Marshall, 84, showed little emotion as he sat in court, at times holding his head in his hand. During a break in testimony Tuesday, a day when both of his sons testified for the prosecution, Marshall sat on a bench in the court hallway with his wife, quietly crying.
Philip Marshall sparked the criminal case against his father in 2006 when he sought to have his father removed as Astor's legal guardian, accusing him of neglecting his grandmother. His grandmother, who had Alzheimer's disease, had deteriorated the point that she slept on a dog-urine stained couch in her Park Avenue apartment. Police and prosecutors began investigating after the allegations were made public.
Judge Kirke Bartley has prevented Philip Marshall from discussing many of the details of the guardianship case or the condition of Astor's apartment. Marshall did say under cross examination that he asked to be made permanent administrator of his grandmother's approximately $200 million estate. Astor died in 2007 at the age of 105.
Marshall said his application to be estate administrator is still pending. If made administrator, he could receive a fee of potentially millions of dollars, though he said he did not know the exact amount.
'I never did the math. That wasn't what it was about or what it will ever be about," he said.
Astor's mental state had deteriorated to the point where she did not recognize her family members in the last years of her life, a period in which Anthony Marshall was accused of stealing millions of dollars from his mother's estate.
In June 2004, Anthony Marshall and his wife, Charlene, told son Philip that Astor had planned to leave him and Alec $10,000 each, but Marshall "was able to change it so we got $1 million each," Philip Marshall said.

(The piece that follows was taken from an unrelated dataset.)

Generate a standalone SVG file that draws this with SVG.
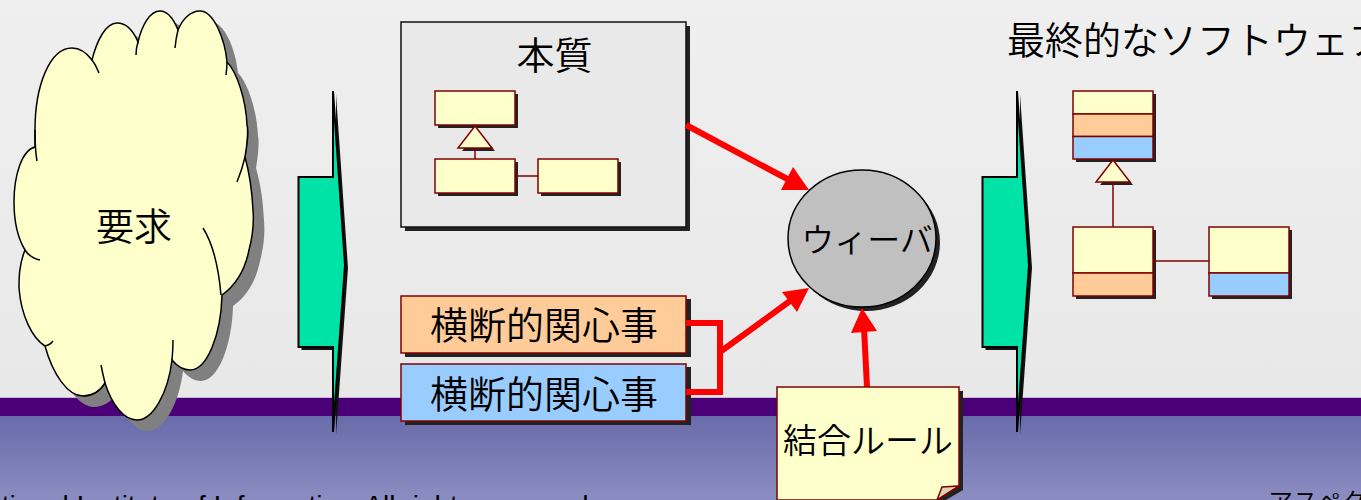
<svg xmlns="http://www.w3.org/2000/svg" width="1361" height="500" viewBox="0 0 1361 500">
<style>
text{font-family:"Noto Sans CJK JP","Liberation Sans",sans-serif;fill:#000;font-weight:350}
.uml{stroke:#800000;stroke-width:1.5}
.sh{fill:#222}
.y{fill:#ffffcc}.o{fill:#ffcc99}.b{fill:#99ccff}
.cl{fill:none;stroke:#000;stroke-width:1.5}
.red{fill:none;stroke:#f00;stroke-width:6}
</style>
<defs>
<linearGradient id="top" x1="0" y1="0" x2="0" y2="1"><stop offset="0" stop-color="#efefef"/><stop offset="1" stop-color="#e8e8e8"/></linearGradient>
<linearGradient id="low" x1="0" y1="0" x2="0" y2="1"><stop offset="0" stop-color="#696bab"/><stop offset="1" stop-color="#8b8dc2"/></linearGradient>
<path id="cloud" d="M35,147C22,150 14,175 14,202C14,225 19,240 25,250C19,265 19,278 19,288C21,315 32,338 45,346C53,375 68,396 83,396C92,396 100,391 105,383C112,405 124,420 137,420C153,420 168,393 172,360C177,366 183,370 190,370C207,370 221,335 222,295C236,285 245,270 249,250C253,235 254,222 253,210C252,190 250,175 245,157C248,140 248,128 247,125C246,100 237,72 227,62C225,40 214,11 200,11C190,11 182,20 178,30C174,20 168,11 160,11C150,11 142,25 138,42C133,30 126,23 117,23C106,23 97,40 92,60C86,52 80,48 72,48C50,48 35,85 35,130Z"/>
<path id="blockarrow" d="M298.500,177H333V91L345,265L333,432V347H298.500Z"/>
</defs>
<rect width="1361" height="397" fill="url(#top)"/>
<rect y="397" width="1361" height="1" fill="#c9b8d6"/>
<rect y="398" width="1361" height="18" fill="#4b0078"/>
<rect y="416" width="1361" height="84" fill="url(#low)"/>
<text x="-34" y="515" font-size="28" style="font-family:'Liberation Sans',sans-serif;font-weight:400">National Institute of Informatics. All rights reserved.</text>
<text x="1268" y="511" font-size="25">アスペクト</text>

<g id="requirement">
<use href="#cloud" x="11" y="11" fill="#808080"/>
<use href="#cloud" fill="#ffffcc" stroke="#000" stroke-width="1.5"/>
<path class="cl" d="M35,130Q35,150 37,161M92,60Q96,65 99,73M138,42Q136,48 136,55M178,30Q176,38 175,48M227,62Q227,68 226,75M245,157Q242,170 237,182M203,228Q217,250 221,295M25,250Q30,258 40,260M45,346Q50,345 53,341M105,383Q103,375 101,365M172,360Q173,350 173,340"/>
<text x="134" y="240" font-size="38" text-anchor="middle">要求</text>
</g>

<g id="arrow-left">
<use href="#blockarrow" x="3" y="3" fill="#111"/>
<use href="#blockarrow" fill="#00e3a6" stroke="#000" stroke-width="2"/>
</g>

<g id="essence">
<rect class="sh" x="405" y="26" width="285" height="205"/>
<rect x="401" y="22" width="285" height="205" fill="#e9e9e9" stroke="#111" stroke-width="1.5"/>
<text x="554.500" y="69" font-size="38" text-anchor="middle">本質</text>
<rect class="sh" x="438" y="94" width="80" height="34"/>
<rect class="sh" x="438" y="162" width="80" height="34"/>
<rect class="sh" x="541" y="162" width="80" height="34"/>
<path class="sh" d="M462,151H495L491,146H466Z"/>
<path class="uml" d="M475,148V159M515,176H538" fill="none"/>
<rect class="uml y" x="435" y="91" width="80" height="34"/>
<rect class="uml y" x="435" y="159" width="80" height="34"/>
<rect class="uml y" x="538" y="159" width="80" height="34"/>
<path class="uml y" d="M475,126L492,148H458Z"/>
</g>

<g id="concern-orange">
<rect class="sh" x="405" y="299" width="286" height="58"/>
<rect class="uml o" x="401" y="296" width="285" height="57"/>
<text x="544" y="339" font-size="38" text-anchor="middle">横断的関心事</text>
</g>
<g id="concern-blue">
<rect class="sh" x="405" y="367" width="286" height="58"/>
<rect class="uml b" x="401" y="364" width="285" height="57"/>
<text x="544" y="408" font-size="38" text-anchor="middle">横断的関心事</text>
</g>

<g id="weaver">
<ellipse cx="866" cy="242.500" rx="74" ry="68.500" fill="#222"/>
<ellipse cx="862" cy="238.500" rx="74" ry="68.500" fill="#c0c0c0" stroke="#000" stroke-width="1.500"/>
<text x="867" y="252" font-size="33" text-anchor="middle">ウィーバ</text>
</g>

<g id="connectors">
<path class="red" d="M686,125L793,182"/>
<path d="M809,190L793,167L781,190Z" fill="#f00"/>
<path class="red" d="M686,323H720V392H686M720,352L790,301"/>
<path d="M809,288L782,292L797,312Z" fill="#f00"/>
<path class="red" d="M867,387L864,328"/>
<path d="M862,308L851,333L877,331Z" fill="#f00"/>
</g>

<g id="rule">
<path class="sh" d="M781,391H963V490L941,503H781Z"/>
<path class="uml y" d="M777,387H959V486L937,500H777Z"/>
<path d="M942,487L959,486L937,500Z" fill="#d8d4b0" stroke="#800000" stroke-width="1.500"/>
<text x="868" y="453" font-size="34" text-anchor="middle">結合ルール</text>
</g>

<g id="arrow-right">
<use href="#blockarrow" x="687" y="3" fill="#111"/>
<use href="#blockarrow" x="684" fill="#00e3a6" stroke="#000" stroke-width="2"/>
</g>

<text id="result-title" x="1007" y="54" font-size="38">最終的なソフトウェア</text>

<g id="class-top">
<rect class="sh" x="1076" y="94" width="80" height="68"/>
<path class="sh" d="M1100,185H1133L1129,180H1104Z"/>
<path class="uml" d="M1113,182V227" fill="none"/>
<rect class="uml y" x="1073" y="91" width="80" height="23"/>
<rect class="uml o" x="1073" y="114" width="80" height="22.500"/>
<rect class="uml b" x="1073" y="136.500" width="80" height="22.500"/>
<path class="uml y" d="M1113,160L1130,182H1096Z"/>
</g>
<g id="class-left">
<rect class="sh" x="1076" y="230" width="80" height="69"/>
<rect class="uml y" x="1073" y="227" width="80" height="46"/>
<rect class="uml o" x="1073" y="273" width="80" height="23"/>
</g>
<g id="class-right">
<rect class="sh" x="1212" y="230" width="80" height="69"/>
<path class="uml" d="M1153,261H1209" fill="none"/>
<rect class="uml y" x="1209" y="227" width="80" height="46"/>
<rect class="uml b" x="1209" y="273" width="80" height="23"/>
</g>
</svg>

By that point, both grandsons testified, there had been several instances in which Astor did not seem to recognize her family and appeared confused and disoriented. Philip Marshall said he visited Astor in March 2004 at her Park Avenue apartment and helped her get into her car.
Philip Marshall said his elderly grandmother, who had been diagnosed with Alzheimer's, did not recognize him, was "very disoriented" and "appeared terrified."
"I said, 'We're family, we love you,' And she relaxed and squeezed my hand," Marshall said, breaking into tears on the witness stand.